平和憲法改正反対

 自民党の宮沢喜一元首相は、次のように語っていました。
「私の意見は非常に簡単なんで、わが国はどういう理由であれ、外国で武力行使をしてはならない」
「こんなにうまく運用されている憲法をどうして変えなければならないのか、理解できない」

 そこで、私も加入しています護憲団体の「自治体議員立憲ネットワーク」の姉妹団体である国会議員の「立憲フォーラム」が法律家の協力で「安倍改憲を許さないQ&A」を作成しました。この1年間6回に分けて掲載いたしますので、ご理解いただき改憲反対の輪を是非とも広めて頂きたいと思います。

Q1 憲法と立憲主義の意味を教えてください。
A1 憲法とは、国家権力を制限して、国民の自由と人権を保障する国家の基本法です。
 立憲主義とは、国家権力を制限して、国民の人権を保障するという考え方です。
近代的意味の憲法は、この立憲主義に基づくものであり、立憲主義的憲法とも呼ばれています。
 立憲主義の思想は、ロックやルソーなどの説いた自然権思想に裏付けられています。その核心は、①人間は生まれながらにして自由かつ平等であり、生来の権利(自然権)を持っている。②その自然権を保障するために、社会契約を結び、政府に権力の行使を委任する。③政府が権力を恣意的に行使して人民の権利を不当に制限する場合には、人民は政府に抵抗する権利を持つという点にあります。
 日本国憲法が、立憲主義に基づく憲法であることに異論はありません。
 立憲主義に基づく憲法の特徴をまとめると、以下の3点です。第1に、憲法は、国民の人権を保障する基礎法、憲法の中核は、人権規範であるということです。第2に、憲法は、国家権力を制限する基礎法であるということです。第3に、憲法は最高法規であるということです。

Q2 憲法と法律の違いはなんですか。
A2 法律は、選挙により選ばれた国会議員で構成される国会(「国の唯一の立法機関」憲法41条)が、民主主義の原理(多数決原理)に基づき制定する規範をいいます。法律は、国民の権利や自由を制限することができます。しかし、法律といえども、憲法に違反することはできません。つまり民主主義(多数決)によっても侵すことのできない自由と権利があることを憲法が定めているのです。
 憲法はこのように国民の人権を保障するために国家権力を縛るものだからこそ、権力を行使する側は、憲法を「邪魔なもの」「押し付けられたもの」と感じ、縛りを解きたがるのでしょう。
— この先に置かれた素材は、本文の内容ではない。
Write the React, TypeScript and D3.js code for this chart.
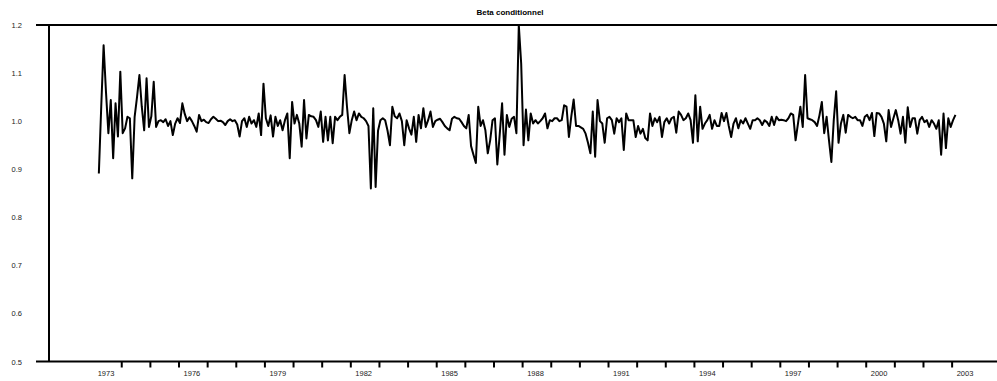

Q3 憲法が、改憲のハードルを高くしているのはなぜですか。
A3 憲法96条1項は、「この憲法の改正は、各議院の総議員の3分の2以上の賛成で、国会が発議し、国民に提案してその承認を経なければならない。この承認には、特別の国民投票または国会の定める際行われる投票において、その過半数の賛成をひつようとする。」と憲法改正手続きを定めています。法律が、原則として衆参両議院で出席議員の過半数の賛成で成立する(憲法59条1項、同56条1項、2項)のに対し、憲法の改正はハードルが高く設定されています。それはなぜでしょう。
 憲法は、個人の自由と人権をあらゆる国家権力から不可侵のものとして保障する規範(人権規範)を中核とします。だからこそ、憲法は、国の最高法規とされ、憲法に違反する法律、命令、詔勅及び国務に関するその他の行為はその効力を有しない(98条1項)とされるのです。このような憲法が、時の内閣の一存で、あるいは首相の一存で、あるいは多数派の国会議員によって都合よく簡単に変えることができるとなれば、国家権力を縛って国民の人権を保障しようとした立憲主義憲法は、無意味となってしまうからです。